REQUIREMENT> Copy out the listing in full, exactly as written, but not its pictures.

Lines of data>
------------

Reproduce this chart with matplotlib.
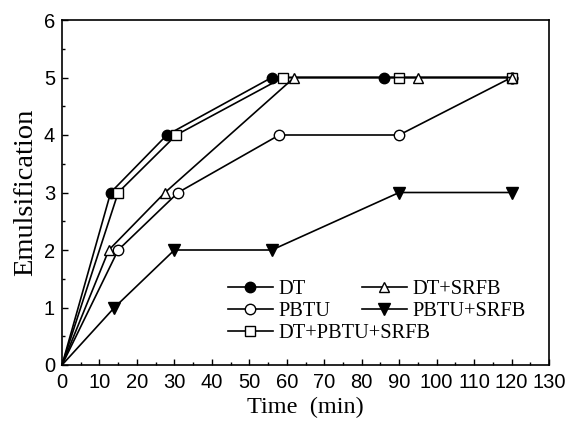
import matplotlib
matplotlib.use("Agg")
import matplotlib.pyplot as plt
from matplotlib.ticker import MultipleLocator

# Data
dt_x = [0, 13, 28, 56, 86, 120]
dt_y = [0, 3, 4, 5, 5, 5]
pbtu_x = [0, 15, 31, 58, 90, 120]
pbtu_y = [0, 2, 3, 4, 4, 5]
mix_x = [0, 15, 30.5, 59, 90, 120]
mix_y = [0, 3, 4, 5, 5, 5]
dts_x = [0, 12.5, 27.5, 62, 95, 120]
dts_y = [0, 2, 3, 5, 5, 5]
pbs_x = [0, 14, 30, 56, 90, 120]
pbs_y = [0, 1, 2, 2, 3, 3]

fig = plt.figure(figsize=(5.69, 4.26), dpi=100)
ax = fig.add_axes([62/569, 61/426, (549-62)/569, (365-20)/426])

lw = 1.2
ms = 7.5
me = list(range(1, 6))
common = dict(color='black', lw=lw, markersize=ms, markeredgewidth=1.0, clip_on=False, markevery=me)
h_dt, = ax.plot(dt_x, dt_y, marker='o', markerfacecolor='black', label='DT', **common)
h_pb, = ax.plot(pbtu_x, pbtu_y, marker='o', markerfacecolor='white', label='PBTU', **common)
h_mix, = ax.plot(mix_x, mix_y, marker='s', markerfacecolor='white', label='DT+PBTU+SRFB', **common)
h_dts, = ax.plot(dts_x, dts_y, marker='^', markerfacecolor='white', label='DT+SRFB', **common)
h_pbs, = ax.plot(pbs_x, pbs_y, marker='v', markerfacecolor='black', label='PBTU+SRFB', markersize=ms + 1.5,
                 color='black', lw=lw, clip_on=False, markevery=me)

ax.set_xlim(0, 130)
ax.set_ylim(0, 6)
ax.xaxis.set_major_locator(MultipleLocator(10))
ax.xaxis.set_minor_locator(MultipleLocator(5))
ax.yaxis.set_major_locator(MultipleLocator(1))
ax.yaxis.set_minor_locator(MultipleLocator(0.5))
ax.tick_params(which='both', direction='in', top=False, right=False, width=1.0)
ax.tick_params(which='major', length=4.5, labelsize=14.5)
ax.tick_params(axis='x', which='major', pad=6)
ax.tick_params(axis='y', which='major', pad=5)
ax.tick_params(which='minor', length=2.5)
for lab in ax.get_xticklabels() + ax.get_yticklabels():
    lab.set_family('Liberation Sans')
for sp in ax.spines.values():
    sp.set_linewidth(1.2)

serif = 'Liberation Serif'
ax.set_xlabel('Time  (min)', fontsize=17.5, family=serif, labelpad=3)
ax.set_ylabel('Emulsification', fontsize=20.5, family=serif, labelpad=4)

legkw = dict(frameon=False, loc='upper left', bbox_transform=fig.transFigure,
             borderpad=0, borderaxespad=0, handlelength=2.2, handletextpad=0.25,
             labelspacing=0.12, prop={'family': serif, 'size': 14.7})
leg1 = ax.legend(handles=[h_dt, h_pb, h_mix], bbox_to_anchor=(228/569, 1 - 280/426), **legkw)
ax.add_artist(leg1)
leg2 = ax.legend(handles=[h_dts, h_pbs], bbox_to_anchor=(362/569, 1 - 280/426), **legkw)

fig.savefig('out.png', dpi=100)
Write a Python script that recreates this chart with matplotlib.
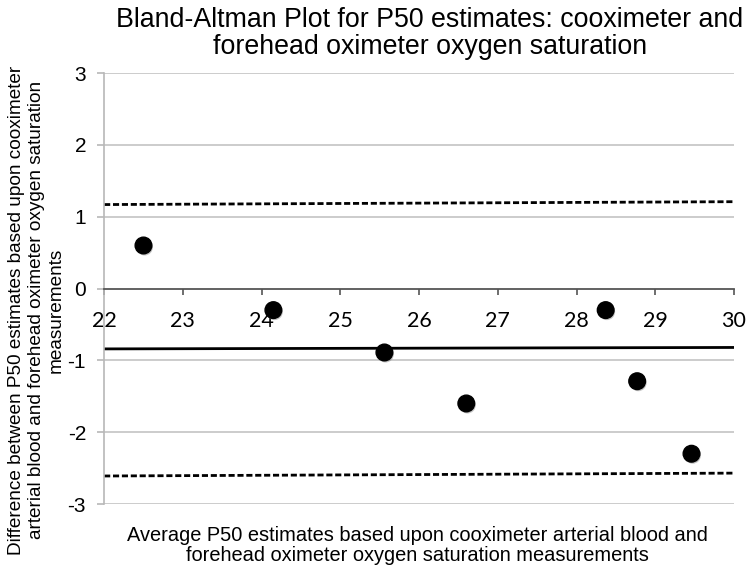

------------

EXERCISE RESPONSE>
Reproduce this chart with matplotlib.
import matplotlib
matplotlib.use("Agg")
import matplotlib.pyplot as plt
from matplotlib.ticker import MultipleLocator

# Data
dt_x = [0, 13, 28, 56, 86, 120]
dt_y = [0, 3, 4, 5, 5, 5]
pbtu_x = [0, 15, 31, 58, 90, 120]
pbtu_y = [0, 2, 3, 4, 4, 5]
mix_x = [0, 15, 30.5, 59, 90, 120]
mix_y = [0, 3, 4, 5, 5, 5]
dts_x = [0, 12.5, 27.5, 62, 95, 120]
dts_y = [0, 2, 3, 5, 5, 5]
pbs_x = [0, 14, 30, 56, 90, 120]
pbs_y = [0, 1, 2, 2, 3, 3]

fig = plt.figure(figsize=(5.69, 4.26), dpi=100)
ax = fig.add_axes([62/569, 61/426, (549-62)/569, (365-20)/426])

lw = 1.2
ms = 7.5
me = list(range(1, 6))
common = dict(color='black', lw=lw, markersize=ms, markeredgewidth=1.0, clip_on=False, markevery=me)
h_dt, = ax.plot(dt_x, dt_y, marker='o', markerfacecolor='black', label='DT', **common)
h_pb, = ax.plot(pbtu_x, pbtu_y, marker='o', markerfacecolor='white', label='PBTU', **common)
h_mix, = ax.plot(mix_x, mix_y, marker='s', markerfacecolor='white', label='DT+PBTU+SRFB', **common)
h_dts, = ax.plot(dts_x, dts_y, marker='^', markerfacecolor='white', label='DT+SRFB', **common)
h_pbs, = ax.plot(pbs_x, pbs_y, marker='v', markerfacecolor='black', label='PBTU+SRFB', markersize=ms + 1.5,
                 color='black', lw=lw, clip_on=False, markevery=me)

ax.set_xlim(0, 130)
ax.set_ylim(0, 6)
ax.xaxis.set_major_locator(MultipleLocator(10))
ax.xaxis.set_minor_locator(MultipleLocator(5))
ax.yaxis.set_major_locator(MultipleLocator(1))
ax.yaxis.set_minor_locator(MultipleLocator(0.5))
ax.tick_params(which='both', direction='in', top=False, right=False, width=1.0)
ax.tick_params(which='major', length=4.5, labelsize=14.5)
ax.tick_params(axis='x', which='major', pad=6)
ax.tick_params(axis='y', which='major', pad=5)
ax.tick_params(which='minor', length=2.5)
for lab in ax.get_xticklabels() + ax.get_yticklabels():
    lab.set_family('Liberation Sans')
for sp in ax.spines.values():
    sp.set_linewidth(1.2)

serif = 'Liberation Serif'
ax.set_xlabel('Time  (min)', fontsize=17.5, family=serif, labelpad=3)
ax.set_ylabel('Emulsification', fontsize=20.5, family=serif, labelpad=4)

legkw = dict(frameon=False, loc='upper left', bbox_transform=fig.transFigure,
             borderpad=0, borderaxespad=0, handlelength=2.2, handletextpad=0.25,
             labelspacing=0.12, prop={'family': serif, 'size': 14.7})
leg1 = ax.legend(handles=[h_dt, h_pb, h_mix], bbox_to_anchor=(228/569, 1 - 280/426), **legkw)
ax.add_artist(leg1)
leg2 = ax.legend(handles=[h_dts, h_pbs], bbox_to_anchor=(362/569, 1 - 280/426), **legkw)

fig.savefig('out.png', dpi=100)
Write a Python script that recreates this chart with matplotlib.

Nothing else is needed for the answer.